I wish that the Church was as tight knit and conspiratorial as movie makers and those in the media at times make it appear. I don’t even know what is happening at the next parish over let alone in Cleveland. I love having priest friends over and asking them, “What’s going on up north of 303? I haven’t heard any rumors lately.”
We occasionally get an Email from “downtown” informing us of important events. There is a thing called the “Diocesan Memorandum” that anybody who wants can sign up for. We have district meetings at which some information is disseminated with varying degrees of success. When something really big happens we might be Emailed a letter to be read at all Masses (and hopefully the pastor complies.) But really, your typical priest is going to find out about goings on in the Church the same way you do . . . when he reads it in the paper or internet.
It may be true that newspapers are slowly becoming the buggy whips of the news industry but I miss our diocesan newspaper (which had the coolest name EVER: The Catholic Universe Bulletin. If anything was going on and news needed to get out, there was the paper. “The Bishop says right here on page four . . .” Certainly not everybody read it, but enough did to get a message out. (And really, our paper was not well used in a manner that made it overly relevant but that is another story.)

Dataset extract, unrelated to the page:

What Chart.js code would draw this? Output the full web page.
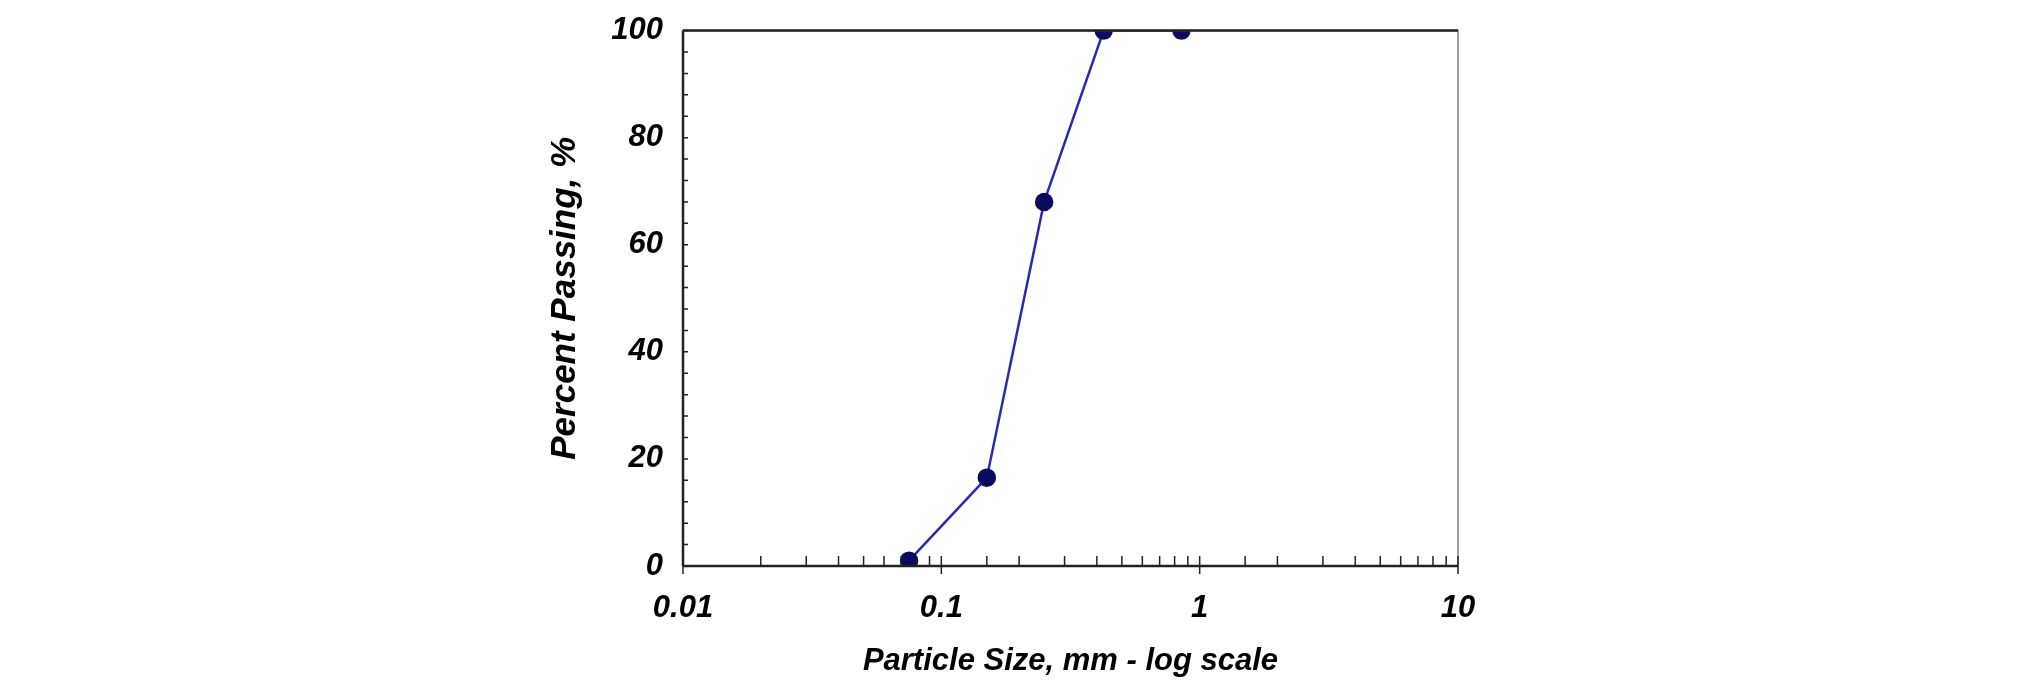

Every now and then we have a magazine that comes out now that is more catechetical in nature. And that is great for catechetics. We also have a (completely non-navigable) diocesan website that, if you want to see what is on the Bishops mind, you can waste an afternoon trying to find his words. (They are working on it thank goodness.) But we don’t really have anything that is pro-active. (I hate that phrase.) Just because we issue a statement does not mean that anyone will print it or your average Catholic will bother to go online to try to search out the diocesan reaction to any particular story out there.
Maybe this is a clever tactic: better to let things fade away rather than putting fuel on the fire by making statements to which others might react. If the Bishop had a mechanism by which he could control all of the bulletins in the diocese to issue a state such as, “You heard about recent events concerning Cardinal Whosit in Rome, I would like to assure you that . . . and here’s some things we can do . . . “ who knows what delicious trouble that could get us in. I could imagine the Bishop printing something in the bulletins and a pastor countering him in a merry war. Hmmm. Maybe it is better to keep our heads low.
In the meantime I’ll continue to invite my priest friends from Cleveland down to play cards on Wednesday nights and pump them for all the Church news from up north I can get. Maybe the Medieval ways really are the best.
1 comment:
I also very much miss the old UB. The new magazine is fine, but it just isn't the same thing (and sometimes the "news" is already a couple of months old by the time it gets put out bimonthly.)
I remember when the UB came out weekly, and we in the Akron area had our own page or two. And a column about current pop music (with lyrics) and their significance to Catholics. And the food column (with recipes!) I remember selling subscriptions in grade school (Akron Annunciation, sadly closed), and getting $0.40 for every subscription we sold - which was a real treat in the early 1970s!